The Wandering Fathers

First: Who Are the Wandering Fathers?
The Wandering Fathers are monks who chose a life of spiritual wandering. They left monasteries and the world, wandered in mountains and remote deserts, and lived in places unknown to anyone. Some of them lived for decades without seeing the face of a single human being.
Second: The Nature of Their Spiritual Life
The Wandering Fathers lived an extremely ascetic life, characterized by complete solitude, continuous prayer, and total detachment from all human consolation. They had no monasteries, no visitors, and no monastic community, but lived with God alone.
Third: Examples from Their Lives
His Holiness Pope Shenouda III mentioned many examples, such as Anba Paula, the first of the wanderers, who lived eighty years without seeing a human being, as well as Anba Karas, Anba Simeon of the Caves, Anba Pamoun, and others. Each of them lived many years in the wilderness in complete isolation.
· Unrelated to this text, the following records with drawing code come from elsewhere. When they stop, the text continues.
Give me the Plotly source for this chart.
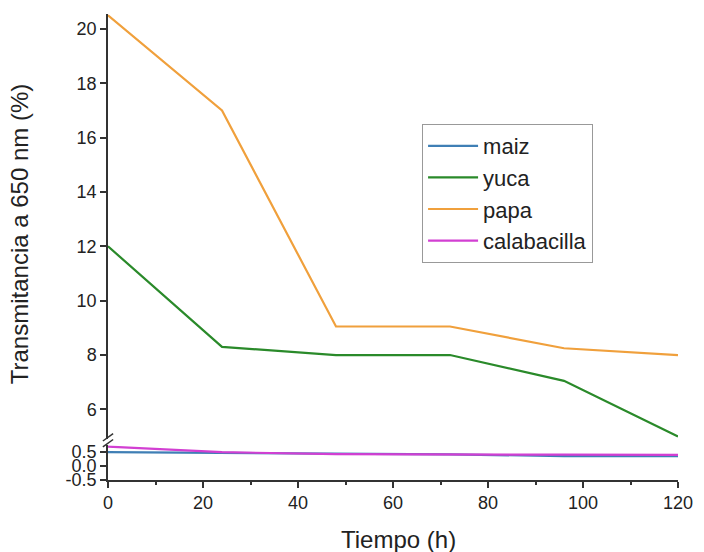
import plotly.graph_objects as go

tiempo = [0, 24, 48, 72, 96, 120]
maiz = [0.50, 0.47, 0.43, 0.42, 0.36, 0.36]
yuca = [12.0, 8.3, 8.0, 8.0, 7.05, 5.0]
papa = [20.5, 17.0, 9.05, 9.05, 8.25, 8.0]
calabacilla = [0.70, 0.50, 0.43, 0.43, 0.41, 0.40]

series = [
    ("maiz", maiz, "#3f7fb5"),
    ("yuca", yuca, "#2a8a2a"),
    ("papa", papa, "#f0a03c"),
    ("calabacilla", calabacilla, "#d23fd2"),
]
low_names = {"maiz", "calabacilla"}

FONT = "Liberation Sans, Arial, sans-serif"
AX = "#333333"
TXT = "#222222"

fig = go.Figure()
for name, vals, col in series:
    fig.add_trace(go.Scatter(
        x=tiempo, y=vals, name=name, mode="lines",
        line=dict(color=col, width=2.2),
        yaxis="y" if name in low_names else "y2",
    ))

H = 469.0
fig.update_layout(
    width=704, height=552,
    margin=dict(l=108, r=16, t=11, b=72),
    paper_bgcolor="white", plot_bgcolor="white",
    font=dict(family=FONT, size=18, color=TXT),
    showlegend=True,
    legend=dict(
        x=0.551, y=0.764, xanchor="left", yanchor="top",
        bgcolor="white", bordercolor="#999999", borderwidth=1,
        font=dict(size=22, family=FONT, color=TXT),
        tracegroupgap=0, itemwidth=50,
    ),
    xaxis=dict(
        range=[0, 120], tickvals=[0, 20, 40, 60, 80, 100, 120],
        showline=True, linecolor=AX, linewidth=1.5, mirror=False,
        ticks="outside", ticklen=6, tickcolor=AX, tickwidth=1.5,
        minor=dict(tickvals=[10, 30, 50, 70, 90, 110], ticks="outside", ticklen=3, tickcolor=AX),
        showgrid=False, zeroline=False,
        tickfont=dict(size=18),
        anchor="y",
    ),
    yaxis=dict(
        domain=[0, 35 / H], range=[-0.5, 0.75],
        tickvals=[-0.5, 0.0, 0.5], ticktext=["-0.5", "0.0", "0.5"],
        showline=True, linecolor=AX, linewidth=1.5,
        ticks="outside", ticklen=6, tickcolor=AX, tickwidth=1.5,
        showgrid=False, zeroline=False, tickfont=dict(size=18),
    ),
    yaxis2=dict(
        domain=[41 / H, 1], range=[4.9, 20.55],
        tickvals=[6, 8, 10, 12, 14, 16, 18, 20],
        showline=True, linecolor=AX, linewidth=1.5,
        ticks="outside", ticklen=6, tickcolor=AX, tickwidth=1.5,
        showgrid=False, zeroline=False, tickfont=dict(size=18),
        anchor="x",
    ),
)

# axis break marks
for yc in [37 / H, 43 / H]:
    fig.add_shape(type="line", xref="paper", yref="paper",
                  x0=-0.009, x1=0.009, y0=yc - 0.008, y1=yc + 0.008,
                  line=dict(color=AX, width=1.5))

fig.add_annotation(
    text="Transmitancia a 650 nm (%)", textangle=-90,
    xref="paper", yref="paper", x=-0.155, y=(480 - 232) / H,
    xanchor="center", yanchor="middle", showarrow=False,
    font=dict(size=24, family=FONT, color=TXT),
)
fig.add_annotation(
    text="Tiempo (h)",
    xref="paper", yref="paper", x=(404 - 108) / 580, y=(480 - 540) / H,
    xanchor="center", yanchor="middle", showarrow=False,
    font=dict(size=24, family=FONT, color=TXT),
)

fig.write_html("out.html")
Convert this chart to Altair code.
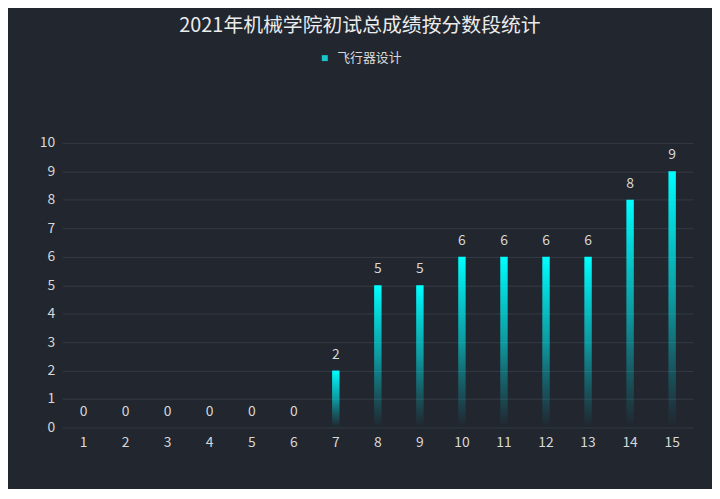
import altair as alt
import pandas as pd

categories = [str(i) for i in range(1, 16)]
values = [0, 0, 0, 0, 0, 0, 2, 5, 5, 6, 6, 6, 6, 8, 9]
series_name = "飞行器设计"
title_text = "2021年机械学院初试总成绩按分数段统计"

df = pd.DataFrame({"score": categories, "count": values, "series": [series_name] * len(values)})

FONT = "Noto Sans CJK SC"
BG = "#21262f"
GRID = "#353b45"
LABEL = "#d8d8d8"

gradient = {
    "gradient": "linear",
    "x1": 0, "y1": 0, "x2": 0, "y2": 1,
    "stops": [
        {"offset": 0, "color": "#00ffff"},
        {"offset": 0.5, "color": "rgba(0,230,235,0.6)"},
        {"offset": 1, "color": "rgba(0,200,210,0.0)"},
    ],
}

x = alt.X(
    "score:O",
    sort=categories,
    scale=alt.Scale(paddingInner=0, paddingOuter=0),
    axis=alt.Axis(
        title=None, labelAngle=0, domain=False, ticks=False, grid=False,
        labelColor=LABEL, labelFont=FONT, labelFontSize=14, labelPadding=8,
    ),
)
y = alt.Y(
    "count:Q",
    scale=alt.Scale(domain=[0, 10], nice=False),
    axis=alt.Axis(
        title=None, values=list(range(0, 11)), domain=False, ticks=False,
        grid=True, gridColor=GRID, gridWidth=1,
        labelColor=LABEL, labelFont=FONT, labelFontSize=14, labelPadding=8,
    ),
)

base = alt.Chart(df)

bars = base.mark_bar(size=7.5, color=gradient).encode(x=x, y=y)

labels = base.mark_text(
    baseline="alphabetic", dy=-12, color=LABEL, font=FONT, fontSize=14
).encode(x=x, y=y, text="count:Q")

legend_layer = base.mark_square(opacity=1).encode(
    color=alt.Color(
        "series:N",
        scale=alt.Scale(domain=[series_name], range=["#16c6ca"]),
        legend=alt.Legend(
            title=None, orient="none", legendX=258, legendY=-92,
            direction="horizontal", padding=0,
            symbolType="square", symbolSize=36, symbolStrokeWidth=0,
            labelColor=LABEL, labelFont=FONT, labelFontSize=13, labelOffset=6,
        ),
    )
).transform_filter("false")

chart = alt.layer(bars, labels, legend_layer).properties(
    width=636,
    height=287,
    padding={"left": 55, "top": 134, "right": 19, "bottom": 60},
    autosize=alt.AutoSizeParams(type="none"),
    background=BG,
    title=alt.TitleParams(
        title_text, font=FONT, fontSize=20, fontWeight="normal", color="#ececec",
        anchor="middle", frame="group", offset=16, dx=-18,
    ),
).configure_view(stroke=None)

chart.save("out.html", embed_options={"renderer": "svg", "actions": False})
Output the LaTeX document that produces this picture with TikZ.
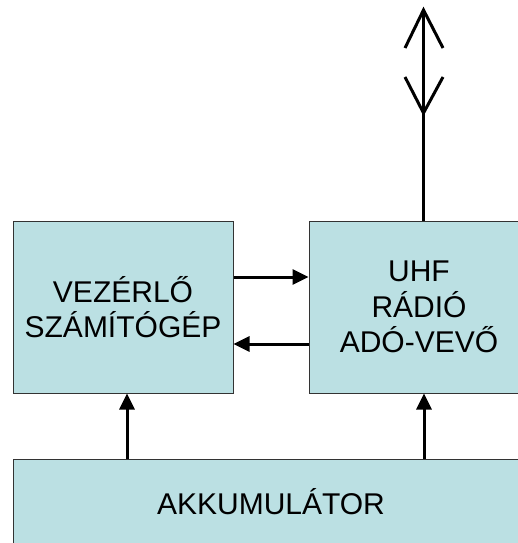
\documentclass[tikz,border=0pt]{standalone}
\usepackage{fontspec}
\setmainfont{Liberation Sans}
\usetikzlibrary{arrows.meta}
\definecolor{boxfill}{HTML}{BBE0E3}
\definecolor{boxline}{HTML}{333333}
\begin{document}
\begin{tikzpicture}[x=1pt,y=-1pt,
  blockbox/.style={draw=boxline,line width=1pt,fill=boxfill,inner sep=0pt,
    align=center,font=\fontsize{30}{35.5}\selectfont},
  arr/.style={line width=3pt,-{Triangle[length=16pt,width=15pt]}},
  antline/.style={line width=3pt}]
\useasboundingbox (0,0) rectangle (518,543);
\begin{scope}
\clip (0,0) rectangle (518,543);
\node[blockbox,minimum width=220pt,minimum height=172pt] (ctrl) at (123,307) {VEZÉRLŐ\\SZÁMÍTÓGÉP};
\node[blockbox,minimum width=220pt,minimum height=172pt] (uhf) at (419,307) {UHF\\RÁDIÓ\\ADÓ-VEVŐ};
\node[blockbox,minimum width=516pt,minimum height=86pt] (acc) at (271,502) {AKKUMULÁTOR};
\end{scope}
\draw[arr] ([yshift=30pt]ctrl.east) -- ([yshift=30pt]ctrl.east -| uhf.west);
\draw[arr] ([yshift=-37pt]uhf.west) -- ([yshift=-37pt]uhf.west -| ctrl.east);
\draw[arr] ([xshift=4pt]ctrl.south |- acc.north) -- ([xshift=4pt]ctrl.south);
\draw[arr] ([xshift=5pt]uhf.south |- acc.north) -- ([xshift=5pt]uhf.south);
\coordinate (anttop) at (423.5,10);
\coordinate (antlow) at (423.5,113);
\draw[antline] (anttop |- uhf.north) -- (anttop);
\draw[antline] ([shift={(-18.5,38)}]anttop) -- (anttop) -- ([shift={(19.5,38)}]anttop);
\draw[antline] ([shift={(-18.5,-36)}]antlow) -- (antlow) -- ([shift={(19.5,-36)}]antlow);
\end{tikzpicture}
\end{document}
Fourth: The Difference Between the Wanderer, the Monk, and the Hermit
The wanderer is neither a monk in a monastery nor a hermit whose place is known. Monks and hermits can be visited, but the wanderer is unknown in location and does not see the face of a human being for many years.
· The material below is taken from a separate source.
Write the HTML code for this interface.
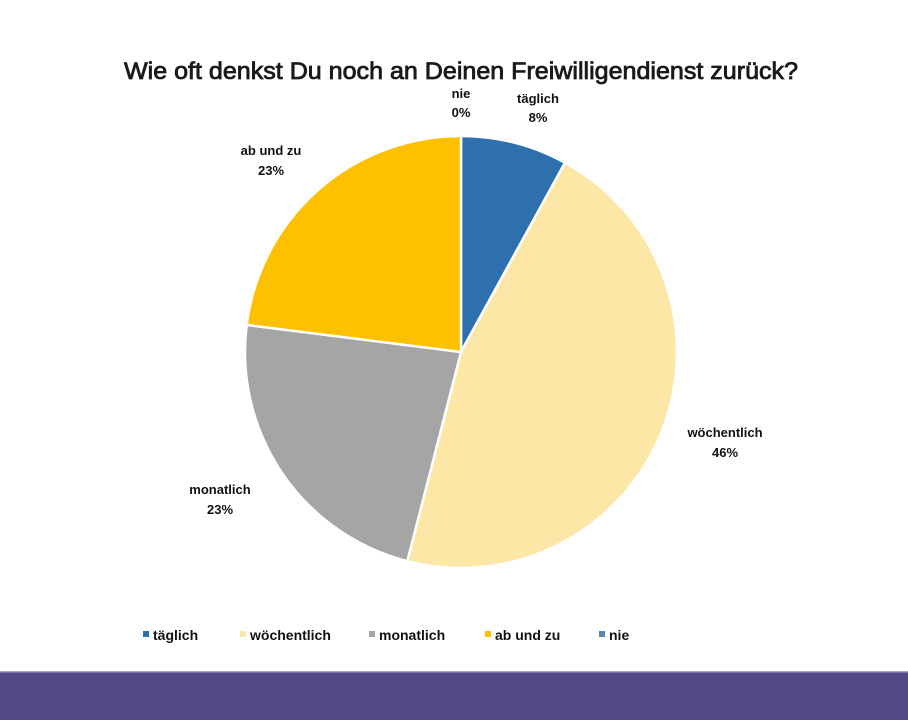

Fifth: Their Humanity and Holiness
The Wandering Fathers were human beings like us. They ate, drank, and became ill, and they were not free from sin. Yet they lived deep repentance and constant prayer until pain and sin were forgotten from their memory, and nothing remained in it except God alone.
Sixth: The Greatness of the Degree of Wandering
His Holiness explained that the degree of spiritual wandering is greater than the degree of monasticism and hermitage, because it is a life dedicated to God alone, without any attachment to the world or human consolation. It is the summit of divine love and complete devotion to God.